Carol Hohle: Well, I think our motivating factor is the same that Mrs. Eddy had, which was sharing actively what she was discovering about the meaning of life. We have the opportunity to do as she did in sharing the collection as it becomes available. The interest in rediscovering and knowing about Mary Baker Eddy is on the rise and there is this opportunity to meet the audience at a time when they are expressing incredible receptivity. The subjects that she wrote about and was interested in are also at a rise. So we can take the collection and bring it to the public audiences in the ways that they will be interested in. We’re looking forward to talking to other publishers and authors, if any of you are out there, and scholars. I think we’re just beginning to see the opportunities that are ahead.
Jim Albins: Well, that’s very exciting.
Carol Hohle: It is! I mean, the diaries, the letters, the manuscripts that are now published in all those beautiful bound volumes in the Reference Room of the Library just begin to tell us of ways that we can provide additional context to them. They’re in their raw document form and with some more context we’re going to have wonderful stories—new biographies based on her diaries, other ways of putting some of her letters together and having them on different subjects. I think many people as they come into the collection will love seeing what she has to say on leadership, on home, on a whole variety of issues.
Jim Albins: It looks like it’s going to be an interesting future for publications coming out of the collection perhaps with The Writings of Mary Baker Eddy as well as with other publishers from around the country. Phyllis, I’d like to come back to you. Some time ago you wrote an article for us in the Library magazine that was titled “It’s the Book, Seeker.” You made some predictions there; you talked about books becoming portable pastors, you talked about the increasing interest in this whole area of going directly to a source for answers in one’s spiritual journey. That was a little while ago. As Yogi Berra said, “you know the future isn’t always what it’s cracked up to be.” Were you right?
Phyllis Tickle: Yes, actually, I was. Probably one of the few times that I was prophetic and in print at the same time, and it’s really consoling to be able to footnote yourself because it was 1987 when I first said books are becoming portable pastors. Those of you who can go back and think of your bookstores or your libraries in 1960 or ’65, will remember there wasn’t a whole lot of religion there. You got it from your denominational houses, but you didn’t see a great deal of religion. By the late ’80’s it was obvious that religion was going to be the fastest-growing segment of American adult publishing. We have that period of huge growth. One of the largest wholesalers in this country, Ingram Books, enjoyed a 246 percent increase in one fiscal year of products moving to market in the religion field. That’s a kind of exponential growth. Now we’ve steadied off, though it’s still probably one of the two largest, fastest growing areas. It goes neck and neck with children’s book sales.

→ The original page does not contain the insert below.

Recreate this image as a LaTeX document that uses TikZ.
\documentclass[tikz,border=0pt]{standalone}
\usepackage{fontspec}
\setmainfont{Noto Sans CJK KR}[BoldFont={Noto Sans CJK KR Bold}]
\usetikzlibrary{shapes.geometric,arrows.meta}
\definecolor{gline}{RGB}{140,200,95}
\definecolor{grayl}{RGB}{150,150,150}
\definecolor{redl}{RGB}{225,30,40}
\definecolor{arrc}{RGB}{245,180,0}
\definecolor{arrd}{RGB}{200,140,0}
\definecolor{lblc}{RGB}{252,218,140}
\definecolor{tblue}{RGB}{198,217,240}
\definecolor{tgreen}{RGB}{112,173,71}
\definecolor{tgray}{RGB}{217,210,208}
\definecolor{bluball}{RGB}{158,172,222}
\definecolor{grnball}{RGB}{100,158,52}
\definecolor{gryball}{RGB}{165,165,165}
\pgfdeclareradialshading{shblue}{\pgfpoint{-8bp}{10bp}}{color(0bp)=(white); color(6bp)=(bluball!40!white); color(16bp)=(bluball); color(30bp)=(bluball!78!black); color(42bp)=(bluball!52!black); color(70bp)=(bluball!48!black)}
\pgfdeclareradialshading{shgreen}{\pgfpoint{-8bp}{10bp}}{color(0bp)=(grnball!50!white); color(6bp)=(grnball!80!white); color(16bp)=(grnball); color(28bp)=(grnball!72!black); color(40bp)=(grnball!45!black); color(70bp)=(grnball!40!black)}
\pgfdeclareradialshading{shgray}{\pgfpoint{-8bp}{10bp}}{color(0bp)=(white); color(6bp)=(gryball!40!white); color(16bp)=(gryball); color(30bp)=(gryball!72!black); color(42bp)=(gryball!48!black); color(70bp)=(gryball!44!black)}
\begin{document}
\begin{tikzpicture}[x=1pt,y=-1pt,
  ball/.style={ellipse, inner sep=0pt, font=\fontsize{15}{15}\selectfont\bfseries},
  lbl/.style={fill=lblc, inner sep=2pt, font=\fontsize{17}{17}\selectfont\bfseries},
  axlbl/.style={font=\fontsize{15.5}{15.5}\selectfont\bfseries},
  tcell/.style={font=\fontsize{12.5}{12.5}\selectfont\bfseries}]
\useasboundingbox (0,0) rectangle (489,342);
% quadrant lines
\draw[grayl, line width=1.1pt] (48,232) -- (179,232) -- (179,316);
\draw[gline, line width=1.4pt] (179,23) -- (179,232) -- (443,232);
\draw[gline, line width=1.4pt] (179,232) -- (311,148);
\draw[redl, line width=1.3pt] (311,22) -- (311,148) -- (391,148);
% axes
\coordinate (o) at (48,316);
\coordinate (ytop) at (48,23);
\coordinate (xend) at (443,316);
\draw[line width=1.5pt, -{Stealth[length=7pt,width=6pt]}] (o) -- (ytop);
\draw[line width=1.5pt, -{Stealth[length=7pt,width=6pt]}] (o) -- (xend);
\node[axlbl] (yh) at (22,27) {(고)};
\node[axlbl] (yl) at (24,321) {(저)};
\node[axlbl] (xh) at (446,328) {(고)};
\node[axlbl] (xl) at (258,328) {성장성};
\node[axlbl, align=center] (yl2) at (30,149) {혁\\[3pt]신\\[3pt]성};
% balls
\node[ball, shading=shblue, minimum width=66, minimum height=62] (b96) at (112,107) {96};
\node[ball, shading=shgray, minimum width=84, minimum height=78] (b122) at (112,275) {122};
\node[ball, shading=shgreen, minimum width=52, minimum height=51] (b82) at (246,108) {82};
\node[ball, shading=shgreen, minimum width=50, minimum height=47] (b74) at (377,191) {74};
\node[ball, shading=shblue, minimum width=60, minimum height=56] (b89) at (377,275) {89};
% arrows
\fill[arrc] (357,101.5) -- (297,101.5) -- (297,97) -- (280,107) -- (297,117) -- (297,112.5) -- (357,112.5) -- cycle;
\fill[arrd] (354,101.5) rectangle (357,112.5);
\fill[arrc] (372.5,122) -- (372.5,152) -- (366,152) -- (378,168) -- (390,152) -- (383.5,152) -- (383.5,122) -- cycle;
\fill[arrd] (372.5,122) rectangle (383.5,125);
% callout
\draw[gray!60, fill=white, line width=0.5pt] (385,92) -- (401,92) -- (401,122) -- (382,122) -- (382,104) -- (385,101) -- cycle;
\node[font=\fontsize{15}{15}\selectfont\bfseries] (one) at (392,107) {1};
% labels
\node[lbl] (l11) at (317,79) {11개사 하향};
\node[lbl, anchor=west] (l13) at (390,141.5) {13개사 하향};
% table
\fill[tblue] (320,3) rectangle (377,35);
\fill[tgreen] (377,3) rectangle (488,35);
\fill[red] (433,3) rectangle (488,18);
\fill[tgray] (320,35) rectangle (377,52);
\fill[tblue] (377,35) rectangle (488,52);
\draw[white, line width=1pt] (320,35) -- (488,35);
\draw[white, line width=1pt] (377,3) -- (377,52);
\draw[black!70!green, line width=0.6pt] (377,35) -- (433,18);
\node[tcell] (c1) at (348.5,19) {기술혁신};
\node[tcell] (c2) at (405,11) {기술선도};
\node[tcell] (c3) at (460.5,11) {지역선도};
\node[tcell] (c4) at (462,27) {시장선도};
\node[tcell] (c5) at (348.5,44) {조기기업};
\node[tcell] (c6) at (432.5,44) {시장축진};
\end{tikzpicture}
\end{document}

What has happened that I think appertains here is that when I spoke of portable pastors we were talking about people buying books to take to the bookstores the same kind of questions they used to take to pastors’ studies: self-help, spiritual self-help, consolation, much of it interior, and much of it, let’s be honest, ooey-gooey. That’s not a slam dunk against the industry that feeds me, it’s just that a lot of it is generic. Generic God is a scary concept. What has happened is an increased sophistication so that now I’m more inclined to speak of books in religion as portable instructors because there now is an increasing need for more mature material, but also for material that does indeed instruct the soul by way of articulating the mind as well as the faith. Mrs. Eddy herself, I believe, said that it’s a scary thing to believe unless you also have information. And I think that she’s dead on about that. It’s a subtle thing, I don’t mean that there are no more ooey-gooey books out there, there will be forever, but it’s the subtle thing of the emphasis moving increasingly to wanting more mature things. To the kind of maturity that you evidence when you publish Footprints Fadeless, that kind of ability to go back and those are the books that are selling now, those are the books that are finding a broad audience.
Jim Albins: You were saying something about interest in the nineteenth century.

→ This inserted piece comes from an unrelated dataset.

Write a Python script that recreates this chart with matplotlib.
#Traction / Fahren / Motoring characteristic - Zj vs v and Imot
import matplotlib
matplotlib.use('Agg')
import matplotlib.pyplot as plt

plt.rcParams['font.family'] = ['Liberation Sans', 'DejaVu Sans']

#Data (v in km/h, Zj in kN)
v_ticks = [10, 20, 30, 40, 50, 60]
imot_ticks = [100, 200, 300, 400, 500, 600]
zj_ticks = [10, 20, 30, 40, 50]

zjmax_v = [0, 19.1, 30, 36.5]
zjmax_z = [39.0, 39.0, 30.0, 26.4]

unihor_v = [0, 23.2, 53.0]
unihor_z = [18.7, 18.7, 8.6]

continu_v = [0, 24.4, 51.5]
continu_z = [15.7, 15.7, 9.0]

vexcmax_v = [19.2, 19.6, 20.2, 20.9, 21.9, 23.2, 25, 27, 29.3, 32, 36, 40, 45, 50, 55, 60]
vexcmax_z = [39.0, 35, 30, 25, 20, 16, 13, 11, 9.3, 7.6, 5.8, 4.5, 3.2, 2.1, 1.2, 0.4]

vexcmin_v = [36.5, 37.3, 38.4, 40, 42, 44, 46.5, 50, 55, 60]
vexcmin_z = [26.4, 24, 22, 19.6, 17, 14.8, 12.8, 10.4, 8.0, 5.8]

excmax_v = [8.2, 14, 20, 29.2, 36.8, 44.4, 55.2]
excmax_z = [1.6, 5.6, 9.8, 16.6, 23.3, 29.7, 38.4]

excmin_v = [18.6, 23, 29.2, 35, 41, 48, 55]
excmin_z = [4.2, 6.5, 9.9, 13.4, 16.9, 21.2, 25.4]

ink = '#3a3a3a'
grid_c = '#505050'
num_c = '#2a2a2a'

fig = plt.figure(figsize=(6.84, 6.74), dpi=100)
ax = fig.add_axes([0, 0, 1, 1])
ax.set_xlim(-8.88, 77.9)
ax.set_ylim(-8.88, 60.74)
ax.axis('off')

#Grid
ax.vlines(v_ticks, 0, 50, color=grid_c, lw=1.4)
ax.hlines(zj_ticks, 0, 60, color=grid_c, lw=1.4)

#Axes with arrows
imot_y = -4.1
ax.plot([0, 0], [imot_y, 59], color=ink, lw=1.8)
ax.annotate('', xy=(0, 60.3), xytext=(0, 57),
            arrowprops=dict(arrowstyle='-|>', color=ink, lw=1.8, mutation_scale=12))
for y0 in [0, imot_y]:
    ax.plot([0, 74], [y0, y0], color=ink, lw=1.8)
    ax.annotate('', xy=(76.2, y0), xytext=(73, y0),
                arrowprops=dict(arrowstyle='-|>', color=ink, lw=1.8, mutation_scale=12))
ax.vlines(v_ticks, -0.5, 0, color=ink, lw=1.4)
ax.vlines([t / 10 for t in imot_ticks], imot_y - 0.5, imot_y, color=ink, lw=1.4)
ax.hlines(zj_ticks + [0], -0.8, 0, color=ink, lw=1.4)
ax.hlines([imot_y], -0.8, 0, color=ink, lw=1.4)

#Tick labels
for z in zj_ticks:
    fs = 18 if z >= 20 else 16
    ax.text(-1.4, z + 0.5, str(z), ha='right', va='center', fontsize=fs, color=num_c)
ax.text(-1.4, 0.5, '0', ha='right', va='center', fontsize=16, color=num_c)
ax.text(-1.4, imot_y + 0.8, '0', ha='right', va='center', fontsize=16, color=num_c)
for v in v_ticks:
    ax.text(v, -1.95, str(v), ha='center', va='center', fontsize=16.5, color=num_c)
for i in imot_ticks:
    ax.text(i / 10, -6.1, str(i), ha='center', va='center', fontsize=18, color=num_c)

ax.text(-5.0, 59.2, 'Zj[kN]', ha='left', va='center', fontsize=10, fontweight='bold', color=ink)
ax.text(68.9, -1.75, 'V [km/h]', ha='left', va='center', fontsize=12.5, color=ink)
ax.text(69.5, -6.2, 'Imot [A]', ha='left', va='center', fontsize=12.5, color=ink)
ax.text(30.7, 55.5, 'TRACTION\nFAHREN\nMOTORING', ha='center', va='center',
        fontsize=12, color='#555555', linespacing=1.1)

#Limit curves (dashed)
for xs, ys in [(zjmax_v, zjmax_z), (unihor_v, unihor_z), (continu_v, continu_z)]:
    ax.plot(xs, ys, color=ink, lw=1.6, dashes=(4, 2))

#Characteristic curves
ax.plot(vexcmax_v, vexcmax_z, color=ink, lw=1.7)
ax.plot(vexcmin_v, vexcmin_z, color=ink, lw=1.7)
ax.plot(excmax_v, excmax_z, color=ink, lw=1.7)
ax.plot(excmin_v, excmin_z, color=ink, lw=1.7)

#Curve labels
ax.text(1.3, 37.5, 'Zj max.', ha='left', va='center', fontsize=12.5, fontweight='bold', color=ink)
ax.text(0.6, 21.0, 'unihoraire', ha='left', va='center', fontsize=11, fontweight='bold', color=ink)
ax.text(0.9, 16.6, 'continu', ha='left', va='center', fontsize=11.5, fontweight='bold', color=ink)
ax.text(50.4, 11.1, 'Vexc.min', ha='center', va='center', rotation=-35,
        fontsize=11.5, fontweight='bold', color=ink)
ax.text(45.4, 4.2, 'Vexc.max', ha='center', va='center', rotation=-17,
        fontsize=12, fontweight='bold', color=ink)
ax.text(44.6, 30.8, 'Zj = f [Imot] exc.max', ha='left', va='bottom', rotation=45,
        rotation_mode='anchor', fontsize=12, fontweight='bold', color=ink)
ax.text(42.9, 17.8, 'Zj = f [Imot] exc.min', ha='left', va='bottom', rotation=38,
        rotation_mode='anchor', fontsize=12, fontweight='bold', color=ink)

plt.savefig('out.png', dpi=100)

Phyllis Tickle: There’s huge interest in the nineteenth century. When historians write the history of America, the nineteenth century is going to be seen as the century of religion. It’s really where the whole thing takes a large turn and that turn is going to inform what happens. There is going to be far more than just people who are theosophists or Mormons or Christian Scientists, who are going to want to read these materials because it’s clear that something happened in the religious thinking of this country almost from 1850 on. So it’s hugely significant in every way.
Jim Albins: Well it looks like an interesting future.

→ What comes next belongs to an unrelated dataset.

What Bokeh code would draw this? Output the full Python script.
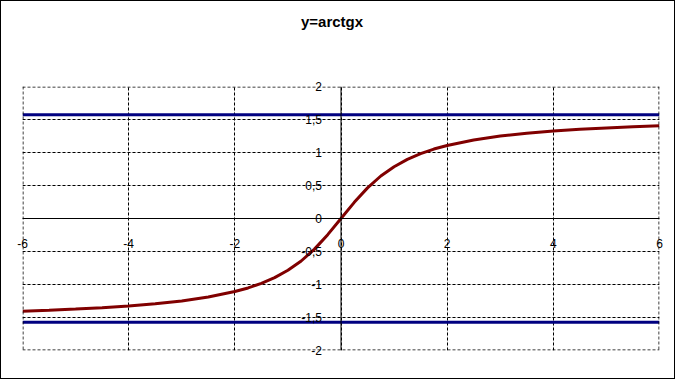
from bokeh.plotting import figure
from bokeh.models import Range1d, Grid, FixedTicker, Span, ColumnDataSource
from bokeh.core.properties import value
from bokeh.embed import file_html
from bokeh.resources import INLINE

# ---- data ----
curve_x = [-6, -5.5, -5, -4.5, -4, -3.5, -3, -2.5, -2, -1.75, -1.5, -1.25, -1, -0.75,
           -0.5, -0.25, 0, 0.25, 0.5, 0.75, 1, 1.25, 1.5, 1.75, 2, 2.5, 3, 3.5, 4,
           4.5, 5, 5.5, 6]
curve_y = [-1.406, -1.391, -1.373, -1.352, -1.326, -1.293, -1.249, -1.190, -1.107,
           -1.052, -0.983, -0.896, -0.785, -0.644, -0.464, -0.245, 0.0, 0.245,
           0.464, 0.644, 0.785, 0.896, 0.983, 1.052, 1.107, 1.190, 1.249, 1.293,
           1.326, 1.352, 1.373, 1.391, 1.406]
asym_x = [-6, 6]
asym_upper = [1.5708, 1.5708]
asym_lower = [-1.5708, -1.5708]

x_ticks = [-6, -4, -2, 0, 2, 4, 6]
x_tick_labels = ["-6", "-4", "-2", "0", "2", "4", "6"]
y_ticks = [2, 1.5, 1, 0.5, 0, -0.5, -1, -1.5, -2]
y_tick_labels = ["2", "1,5", "1", "0,5", "0", "-0,5", "-1", "-1,5", "-2"]
title_text = "y=arctgx"

FONT = "Liberation Sans"

FRAME_W, FRAME_H = 637, 264
p = figure(width=675, height=379, output_backend="svg", toolbar_location=None,
           x_range=Range1d(-6, 6), y_range=Range1d(-2, 2),
           x_axis_location=None, y_axis_location=None,
           min_border_left=21, min_border_right=17,
           min_border_top=85, min_border_bottom=30)
p.outline_line_color = None
p.background_fill_color = "white"
p.border_fill_color = "white"
p.styles = {"border": "1px solid black"}

# dashed grid
vgrid = Grid(dimension=0, ticker=FixedTicker(ticks=x_ticks),
             grid_line_color="black", grid_line_dash="3 2", grid_line_width=1)
hgrid = Grid(dimension=1, ticker=FixedTicker(ticks=y_ticks),
             grid_line_color="black", grid_line_dash="3 2", grid_line_width=1)
p.add_layout(vgrid)
p.add_layout(hgrid)

# dashed plot-area boundaries (nudged half a pixel inside so they stay crisp)
hx = 0.5 * 12 / FRAME_W
hy = 0.5 * 4 / FRAME_H
for loc, dim in [(x_ticks[0] + hx, "height"), (x_ticks[-1] - hx, "height"),
                 (y_ticks[0] - hy, "width"), (y_ticks[-1] + hy, "width")]:
    s = Span(location=loc, dimension=dim, line_color="black",
             line_dash="3 2", line_width=1)
    s.level = "overlay"
    p.add_layout(s)

# axes through origin
p.add_layout(Span(location=0, dimension="height", line_color="black", line_width=1))
p.add_layout(Span(location=0, dimension="width", line_color="black", line_width=1))

# asymptotes
p.line(asym_x, asym_upper, line_color="#000080", line_width=3)
p.line(asym_x, asym_lower, line_color="#000080", line_width=3)

# curve
p.line(curve_x, curve_y, line_color="#800000", line_width=3)

# tick labels
xs = ColumnDataSource(dict(x=x_ticks, y=[0] * len(x_ticks), t=x_tick_labels))
rx = p.text(x="x", y="y", text="t", source=xs, text_align="center",
            text_baseline="top", y_offset=20, text_color="black",
            text_font=value(FONT), text_font_size="12px")
rx.level = "overlay"

ys = ColumnDataSource(dict(x=[0] * len(y_ticks), y=y_ticks, t=y_tick_labels))
ry = p.text(x="x", y="y", text="t", source=ys, text_align="right",
            text_baseline="middle", x_offset=-19, text_color="black",
            text_font=value(FONT), text_font_size="12px")
ry.level = "overlay"

# title
ts = ColumnDataSource(dict(x=[0], y=[2], t=[title_text]))
rt = p.text(x="x", y="y", text="t", source=ts, text_align="center",
            text_baseline="middle", x_offset=-9, y_offset=-65,
            text_color="black", text_font=value(FONT), text_font_size="15px",
            text_font_style="bold")
rt.level = "overlay"

open("out.html", "w").write(file_html(p, INLINE))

Phyllis Tickle: It is an interesting future. It’s an exciting future. Whether you’re a person of faith or not, its an exciting future.
Jim Albins: Well, I think that is about the fastest hour that has gone by, certainly in my experience in moderating panels, and I was thinking about how I might sum this up. I was looking at the purpose of the Library in providing context. A big part of the Library’s mission has been to provide context to the historical documents and to the life of Mary Baker Eddy. We tried to illustrate how the historical context worked against publication of Footprints Fadeless 100 years ago. How now it works very favorably in support of its publication. As I asked myself what are some of the measures in which the current context has changed, I looked at each one of the participants and I thought I have the pleasure of participating here with four very accomplished women. A woman who is a publisher. Something not likely or possible or available to many women 100 years ago. A woman who is a manager of an archives—one of the largest archives in the world on the life of a single woman. A woman who is a very accomplished historian, read widely in the United States and abroad, and a noted expert on this field of nineteenth-century religion. And of course, dear friend Phyllis, who is widely read as an author certainly, but as an authority, a recognized authority on books in general. Books incidentally written by men, as well as women. So it was an interesting experience for me as I looked at my companions on this panel and thought that the panel itself really represented how far we have come by the very occupations these individuals hold. Please join me in a round of applause for our panel.